We compared the performance of TRQP with 14 major state-of-the-art (SoA) methods with and without trustworthiness taken into consideration. Tables 2(a) and (b) show the comparative analysis of TRQP in terms of the prediction accuracy, measured by mean absolute error (MAE) [3]. Figure 2(a) shows the comparative study of TRQP in terms of the prediction time. Below we summarize our observations from Tables 2(a), (b) and Fig. 2(a).

(i) In all cases other than OffDQ, TRQP outperformed the SoA for both training percentages for both datasets. The improvement of TRQP over the second-best value for each of the 4 cases is shown in the final row of Table 2(b).

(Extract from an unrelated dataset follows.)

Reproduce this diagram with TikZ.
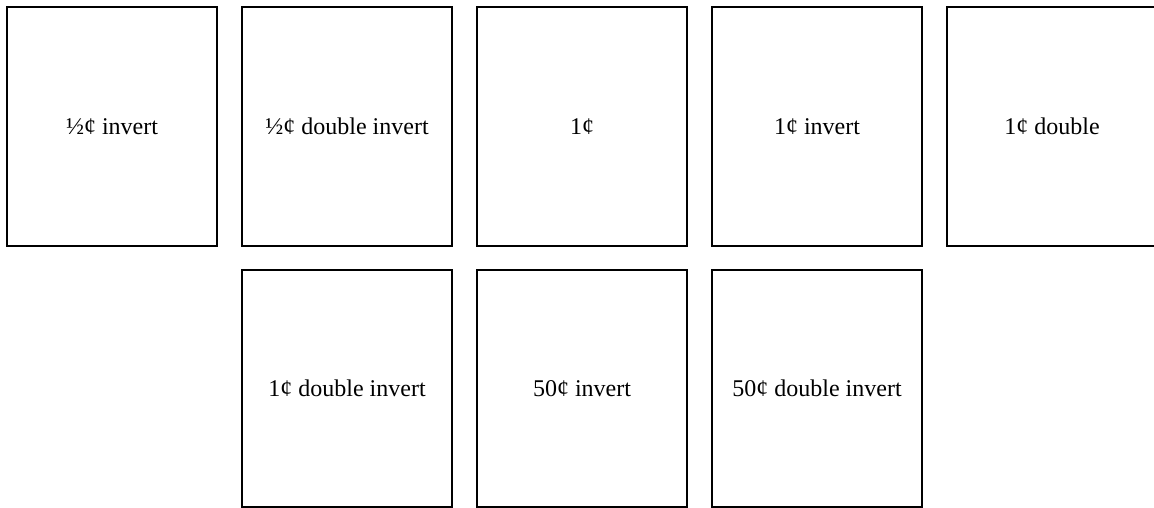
\documentclass[tikz,border=0pt]{standalone}
\usepackage{fontspec}
\setmainfont{Liberation Serif}
\begin{document}
\begin{tikzpicture}[x=1pt,y=-1pt,
  card/.style={draw=black, line width=2pt, minimum width=210pt, inner sep=0pt, font=\fontsize{24}{28}\selectfont},
  toprow/.style={card, minimum height=239pt},
  botrow/.style={card, minimum height=237pt}]
\clip (0,0) rectangle (1154,508);
\node[toprow] (a) at (112,126.5) {½¢ invert};
\node[toprow] (b) at (347,126.5) {½¢ double invert};
\node[toprow] (c) at (582,126.5) {1¢};
\node[toprow] (d) at (817,126.5) {1¢ invert};
\node[toprow] (e) at (1052,126.5) {1¢ double};
\node[botrow] (f) at (347,388.5) {1¢ double invert};
\node[botrow] (g) at (582,388.5) {50¢ invert};
\node[botrow] (h) at (817,388.5) {50¢ double invert};
\end{tikzpicture}
\end{document}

(ii) Although OffDQ performed better than TRQP in terms of the prediction accuracy, the results of the OffDQ was presented by removing 5% to 15% outliers. However, in our case, we removed 3% outliers and about 10% entries due to grey-sheep analysis. Moreover, TRQP performed better than OffDQ in terms of the prediction time (refer to Fig. 2(a)). While the prediction time for OffDQ is in the order of \(10^{-1}\) s, the same for the TRQP is in the order of \(10^{-5}\) s.

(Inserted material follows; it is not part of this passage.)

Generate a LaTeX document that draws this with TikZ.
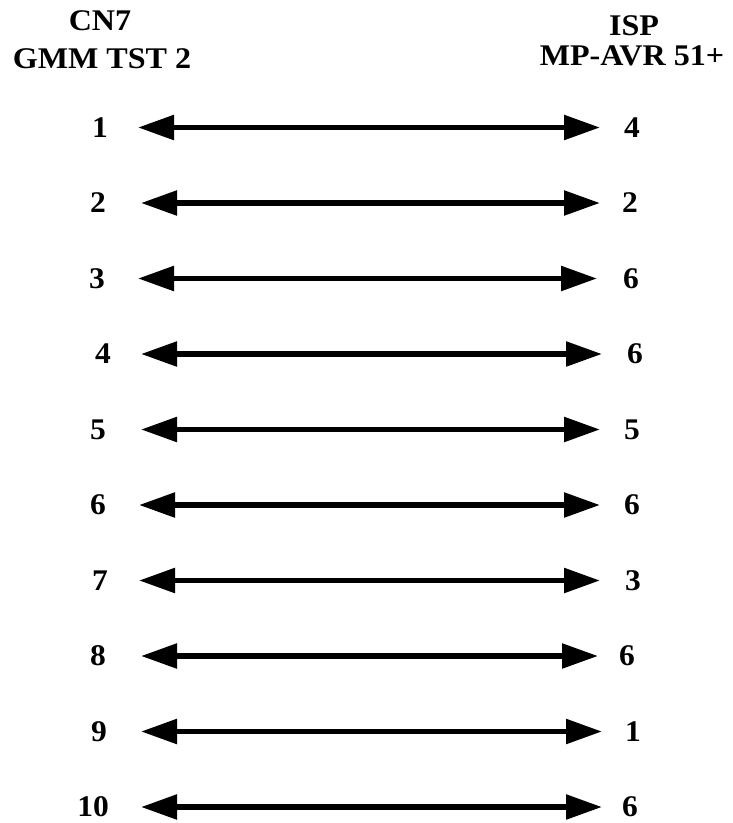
\documentclass[tikz,border=0pt]{standalone}
\usepackage{fontspec}
\setmainfont{Liberation Serif}
\usetikzlibrary{arrows.meta}
\begin{document}
\begin{tikzpicture}[x=1pt,y=-1pt,
  lab/.style={inner sep=0pt,xscale=1.05,font=\fontsize{30}{32}\selectfont\bfseries},
  ttl/.style={inner sep=0pt,align=center,xscale=1.07,font=\fontsize{30}{37}\selectfont\bfseries},
  wire/.style={line width=5.5pt,{Triangle[length=36pt,width=24pt]}-{Triangle[length=36pt,width=24pt]}}]
\useasboundingbox (0,0) rectangle (732,823);
\node[ttl,anchor=base] (t1a) at (100,30) {CN7};
\node[ttl,anchor=base] (t1b) at (102,68) {GMM TST 2};
\node[ttl,anchor=base] (t2a) at (634,35) {ISP};
\node[ttl,anchor=base] (t2b) at (632,65) {MP-AVR 51+};
\foreach \i/\lx/\lt/\ltip/\rtip/\rx/\rt in {
  1/100/1/138/600/632/4,
  2/98/2/141/600/630/2,
  3/97/3/138/597/631/6,
  4/103/4/141/602/635/6,
  5/98/5/141/600/632/5,
  6/98/6/139/600/632/6,
  7/100/7/139/600/633/3,
  8/98/8/141/598/627/6,
  9/99/9/141/602/633/1,
  10/93/10/141/602/630/6}{
  \pgfmathsetmacro{\yy}{127.5+75.5*(\i-1)}
  \node[lab] (L\i) at (\lx,\yy) {\lt};
  \node[lab] (R\i) at (\rx,\yy) {\rt};
  \coordinate (a\i) at (\ltip,\yy);
  \coordinate (b\i) at (\rtip,\yy);
  \draw[wire] (a\i) -- (b\i);
}
\end{tikzpicture}
\end{document}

Table 2. Comparison of TRQP with SoA on prediction accuracy (MAE)

(iii) One of the crucial characteristics of a real-time QoS prediction algorithm is that it is supposed to have negligible prediction time compared to the service’s response time. This makes the prediction framework compatible with a real-time recommendation system, where a service is first recommended based on its predicted QoS, before its execution. Therefore, one preliminary criterion of a real-time prediction algorithm is to have a much lesser prediction time compared to the response time of services. As observed in Table 1, the minimum response time of service is in order of \(10^{-3}\) s. In comparison to the response time of services, our framework has an insignificant prediction time (i.e., in the order of \(10^{-5}\) s), which makes TRQP a real-time algorithm.

(iv) Furthermore, TRQP outperformed the SoA methods that are known to have less prediction time.

Ablation Study: From this analysis onwards we have used the RT dataset with 10% training data. Figures 2(b) and (c) present the results for our ablation study. Our observations from Figs. 2(b) and (c) are listed below:

(i) Figure  2(b) shows the model ablation study, where we reported the performance of the individual components of TRQP. As evident from Fig. 2(b), TRQP performed the best in the presence of all its components.

Fig. 2.
figure 2

(a) Comparison of TRQP with respect to SoA on prediction time; Ablation study (b) Model ablation; (c) Feature ablation

(ii) As observed in Fig. 2(a), GM and DM have better prediction times as compared to TRQP. However, TRQP performed better than GM and DM in terms of prediction accuracy.

(iii) We reported the performance of all the networks for \(L = 1, 2, 3\) (i.e., GConv/DPN with 1/2/3 GConv-units/DPN-units). For \(L = 2\) and \(L = 3\), the performance of TRQP is almost the same and better than the performance for \(L = 1\). This may be due to the over-smoothing problem in graph convolution network [9]. GConv with more number of GConv-units cannot improve its performance, and it often leads to severe degradation in the feature extraction since it may end up obtaining similar embedding for all the nodes in QPG. In our experiment, we used 2 GConv-units.

(iv) Figure 2(c) shows the feature ablation study. We reported the performance of TRQP with only contextual features, only QoS features, and their combinations. As it turned out, TRQP, with the combination of the contextual and QoS features, performed the best as compared to the others. The performance of TRQP with only the contextual feature was not good. TRQP achieved a 25.6% improvement on average over TRQP with only contextual features. However, in the absence of contextual features, we can still use TRQP with only QoS features for the prediction, as TRQP achieved only a 7.1% improvement on average over TRQP with only QoS features.

(v) Furthermore, we observed the overall MAE for the non-grey-sheep users or services obtained from TRQP is 0.254, which is less than the one obtained from TRQP with grey-sheep users or services (which is 0.261 as reported). This, in turn, shows the effectiveness of our trustworthiness analysis.

In summary, TRQP without grey-sheep users and services achieved reasonably high prediction accuracy while being suitable for a real-time system.

5 Conclusion

This paper proposes a trust-aware, real-time QoS prediction framework. To the best of our knowledge, TRQP is one of the first methods in the QoS prediction literature to leverage the graph-based feature embedding exploiting the graph convolution for QoS prediction. The graph convolution over bipartite representation of QoS data helps exploit the non-linear, deep/higher-order, and complex relationship among user/service QoS data that enhances the collaborative signal for better QoS prediction. We also propose a means to determine trustworthy users/services. Focusing on the trustworthiness problem, identifying the grey-sheep users/services, and removing them to achieve better prediction accuracy proves the usefulness of our framework for trust-aware QoS prediction. The experimental analysis in the paper shows that TRQP outperformed major SoA methods in terms of prediction accuracy and/or prediction time.

As a future endeavor, we wish to develop more sophisticated algorithms for predicting the QoS for untrustworthy users/services. We also aim to explore a Spatio-temporal graph convolution for time-aware QoS prediction.